Compreendemos também que a lesbianidade contesta a heterossexualidade, por isso, há a tentativa da sociedade heteronormativa em silenciar nossas narrativas. É fundamental que discussões sobre desigualdades, violências, racismos e sexualidades possam ser cada vez mais visibilizadas, de modo interseccional, principalmente no contexto Sul Global, em que modelos de sociedades patriarcais, como a brasileira, apresentam números altíssimos de feminicídio, lesbocídio e tantas outras formas físicas e simbólicas de violências. Este debate, permite compreendermos que a existência lésbica passa pela busca do reconhecimento de direitos políticos, sociais, sexuais, raciais, regionais, religiosos etc.
Nesse sentido, a importância em refletir sobre epistemologia e ativismos lésbicos, na perspectiva do Sul Global, é necessária e abre um leque de possibilidades às análises interdisciplinares. Pretendemos estabelecer um diálogo que perpassa a produção intelectual dos diversos campos de estudos abrangendo escritos, experiências e resistências lésbicas que, por tantas vezes, são e foram silenciadas dentro de uma sociedade hierárquica, permeada de concepções, tradições e práticas lesbofóbicas, misóginas, racistas, elitistas, excludentes, enfim, discriminatórias. A finalidade dessa chamada é propiciar uma aproximação entre narrativas de enfrentamentos, fortalecimentos, resistências e visibilidades lésbicas.

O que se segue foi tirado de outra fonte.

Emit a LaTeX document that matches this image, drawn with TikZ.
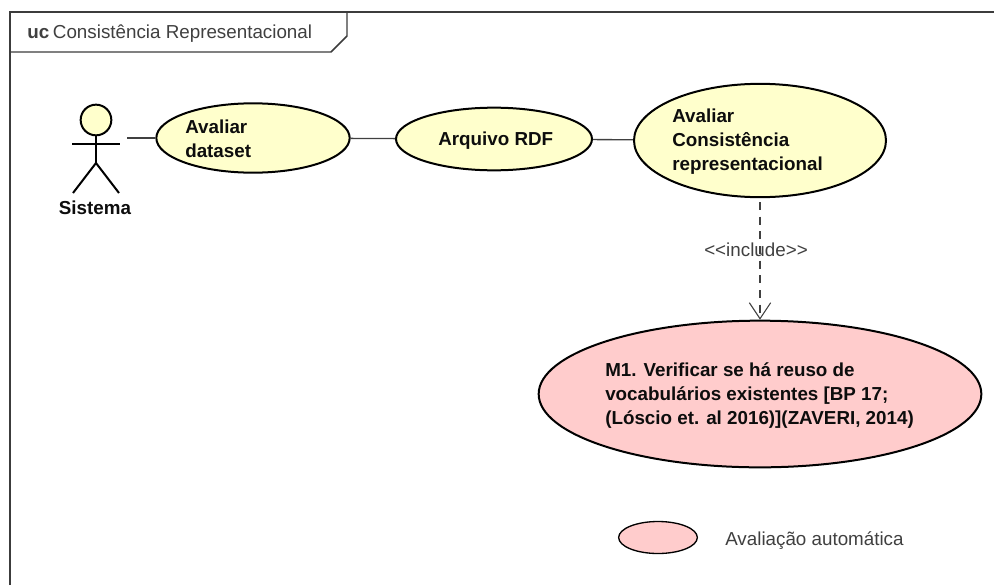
\documentclass[tikz,border=0pt]{standalone}
\usepackage{fontspec}
\setmainfont{Liberation Sans}
\usepackage{tikz}
\usetikzlibrary{arrows.meta,shapes.geometric,positioning}
\tikzset{>=stealth}
\definecolor{usecase}{RGB}{255,255,204}
\definecolor{autocase}{RGB}{255,204,204}
\definecolor{framegray}{RGB}{60,60,60}
\tikzset{
  case/.style={ellipse, draw=black, line width=1.5pt, fill=usecase, inner sep=0pt},
  caselabel/.style={font=\bfseries\fontsize{14.1}{18}\selectfont, align=left, anchor=west, inner sep=0pt, text=black!95},
  plainlabel/.style={font=\fontsize{14.1}{18}\selectfont, inner sep=0pt, text=black!75},
  link/.style={draw=black!75, line width=1pt},
}
\begin{document}
\begin{tikzpicture}[x=0.75pt, y=-0.75pt]
  \useasboundingbox (0, 0) rectangle (994, 585);
  \fill [white] (0, 0) rectangle (994, 585);

  % frame
  \draw [framegray, line width=1.1pt] (10, 585)--(10, 12)--(994, 12);
  \draw [framegray, line width=1.1pt] (10, 52)--(331, 52)--(347, 36)--(347, 12);
  \node (frametitle) at (27, 33.5) [anchor=west, plainlabel] {\textbf{uc}\hspace{0.2em}Consistência Representacional};

  % actor
  \node (head) at (96, 120) [circle, draw, line width=1.5pt, fill=usecase, minimum size=23pt, inner sep=0pt] {};
  \coordinate (hip) at (96, 163);
  \coordinate (armL) at (72, 144);
  \coordinate (armR) at (120, 144);
  \coordinate (footL) at (73, 193);
  \coordinate (footR) at (119, 193);
  \draw [line width=1.5pt] (head.south)--(hip);
  \draw [line width=1.5pt] (armL)--(armR);
  \draw [line width=1.5pt] (footL)--(hip)--(footR);
  \node (sistema) at (95, 208) [caselabel, anchor=center] {Sistema};

  % use cases
  \node (dataset) at (253, 138) [case, minimum width=145pt, minimum height=52pt] {};
  \node (rdf) at (494, 139) [case, minimum width=147pt, minimum height=47pt] {};
  \node (consist) at (760, 140.5) [case, minimum width=189pt, minimum height=85pt] {};
  \node (m1) at (760, 394) [case, fill=autocase, minimum width=332pt, minimum height=110pt] {};
  \node (legend) at (658, 537.5) [case, fill=autocase, line width=1pt, minimum width=59pt, minimum height=24pt] {};

  \node (datasettext) at (185, 138.5) [caselabel] {Avaliar\\dataset};
  \node (rdftext) at (438, 141) [caselabel] {Arquivo RDF};
  \node (consisttext) at (672, 142) [caselabel] {Avaliar\\Consistência\\representacional};
  \node (m1text) at (605, 395.5) [caselabel] {M1. Verificar se há reuso de\\vocabulários existentes [BP 17;\\(Lóscio et. al 2016)](ZAVERI, 2014)};
  \node (legendtext) at (725, 541) [plainlabel, anchor=west] {Avaliação automática};

  % connectors
  \coordinate (actorend) at (127, 138);
  \coordinate (includestart) at (760, 202);
  \draw [link] (actorend)--(dataset);
  \draw [link] (dataset)--(rdf);
  \draw [link] (rdf)--(consist);
  \draw [link, dash pattern=on 6pt off 5pt, -{Straight Barb[length=12pt, width=16pt, line width=0.8pt]}] (includestart)--(m1.north);
  \node (include) at (756, 250) [plainlabel] {<{}<include>{}>};
\end{tikzpicture}
\end{document}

O intuito é contemplar e ampliar as produções intelectuais lésbicas provenientes do Sul Global, que vem orientando o desenvolvimento das diversas áreas do saber e do fazer acadêmico, político e social no sentido da descolonização dos conhecimentos, das epistemologias, cosmogonias e dos saberes. A proposta permite ainda que possamos articular abordagens no campo investigativo, demarcando reflexões fundamentais para compreender as diferenças sexuais, raciais e de gênero que permeiam as vidas lésbicas. Pretende-se que a discussão tenha como objetivo os questionamentos dos padrões heteropatriarcais e heteronormativos através de uma produção de conhecimento emancipatória, de forma a visibilizar os estudos e produções de e sobre lesbianidades no Sul Global.
Referências citadas:
ANZALDÚA, Gloria E. "Falando em línguas: uma carta para as mulheres escritoras do terceiro mundo". Revistas Estudos Feministas, Florianópolis, v. 8, n. 1, p. 229-236, 1. sem. 2000.
BUTLER, Judith. 2019. Vida precária: os poderes do luto e da violência. Lieber, Andreas. Belo Horizonte: Autêntica.
GRIJALVA, Dorotea Gómez. Meu corpo é um territorio político. Dinamarca: Dansk bogfortegnelse/Zazie Edições, 2020.
LORDE, Audre. Irmã outsider. Belo Horizonte: Autêntica, 2020.